● To be done: Starting from the top of the material, restate each line exactly until the line that contains "import * as", which is also copied. Pictures are excluded.

● Supplied information:
========================================

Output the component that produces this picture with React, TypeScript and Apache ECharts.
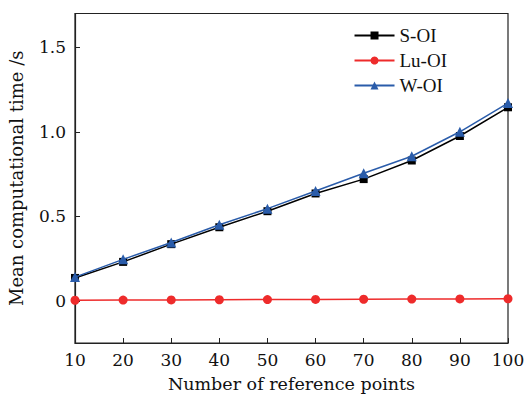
import React, { useEffect, useRef } from "react";
import * as echarts from "echarts";

const xValues = [10, 20, 30, 40, 50, 60, 70, 80, 90, 100];
const sOI = [0.135, 0.23, 0.335, 0.435, 0.53, 0.635, 0.72, 0.83, 0.975, 1.145];
const luOI = [0.003, 0.004, 0.005, 0.006, 0.007, 0.008, 0.009, 0.01, 0.011, 0.012];
const wOI = [0.14, 0.245, 0.345, 0.45, 0.545, 0.65, 0.755, 0.855, 1.0, 1.17];
const yTicks = [0, 0.5, 1.0, 1.5];
const xTicks = [10, 20, 30, 40, 50, 60, 70, 80, 90, 100];

const SERIF = "DejaVu Serif";

export default function App() {
  const ref = useRef<HTMLDivElement>(null);
  useEffect(() => {
    if (!ref.current) return;
    const chart = echarts.init(ref.current, null, { renderer: "svg" });
    const pair = (ys: number[]) => xValues.map((x, i) => [x, ys[i]]);
    chart.setOption({
      animation: false,
      backgroundColor: "#fff",
      grid: {
        left: 75,
        right: 16,
        top: 13.5,
        bottom: 52,
        containLabel: false,
        outerBoundsMode: "none",
        show: true,
        borderColor: "#222",
        borderWidth: 1.2,
        backgroundColor: "transparent",
      },
      legend: {
        right: 72,
        top: 21,
        orient: "vertical",
        itemWidth: 40,
        itemHeight: 10,
        itemGap: 6,
        textStyle: { fontFamily: "Liberation Serif", fontSize: 19, color: "#111" },
        data: ["S-OI", "Lu-OI", "W-OI"],
      },
      xAxis: {
        type: "value",
        min: 10,
        max: 100,
        interval: 10,
        name: "Number of reference points",
        nameLocation: "middle",
        nameGap: 32,
        nameTextStyle: { fontFamily: SERIF, fontSize: 17.5, color: "#111" },
        axisLine: { show: true, onZero: false, lineStyle: { color: "#222", width: 1.2 } },
        axisTick: { show: true, inside: true, length: 5, lineStyle: { color: "#222" }, customValues: xTicks },
        axisLabel: { fontFamily: SERIF, fontSize: 17, color: "#111", margin: 8, customValues: xTicks },
        splitLine: { show: false },
      },
      yAxis: {
        type: "value",
        min: -0.25,
        max: 1.7,
        name: "Mean computational time /s",
        nameLocation: "middle",
        nameGap: 50,
        nameTextStyle: { fontFamily: SERIF, fontSize: 18, color: "#111" },
        axisLine: { show: true, onZero: false, lineStyle: { color: "#222", width: 1.2 } },
        axisTick: { show: true, inside: true, length: 5, lineStyle: { color: "#222" }, customValues: yTicks },
        axisLabel: {
          fontFamily: SERIF,
          fontSize: 17,
          color: "#111",
          margin: 9,
          customValues: yTicks,
          formatter: (v: number) => (v === 0 ? "0" : v.toFixed(1)),
        },
        splitLine: { show: false },
      },
      series: [
        {
          name: "S-OI",
          type: "line",
          data: pair(sOI),
          symbol: "rect",
          symbolSize: 8,
          lineStyle: { color: "#000", width: 1.5 },
          itemStyle: { color: "#000" },
          z: 3,
        },
        {
          name: "Lu-OI",
          type: "line",
          data: pair(luOI),
          symbol: "circle",
          symbolSize: 9,
          lineStyle: { color: "#ee2b2b", width: 1.5 },
          itemStyle: { color: "#ee2b2b" },
          z: 3,
        },
        {
          name: "W-OI",
          type: "line",
          data: pair(wOI),
          symbol: "triangle",
          symbolSize: 10,
          lineStyle: { color: "#2a5caa", width: 1.5 },
          itemStyle: { color: "#2a5caa" },
          z: 4,
        },
      ],
    });
    return () => chart.dispose();
  }, []);
  return <div ref={ref} style={{ width: 524, height: 395, position: "absolute", left: 0, top: 0 }} />;
}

========================================

● Full response:
Output the component that produces this picture with React, TypeScript and Apache ECharts.
import React, { useEffect, useRef } from "react";
import * as echarts from "echarts";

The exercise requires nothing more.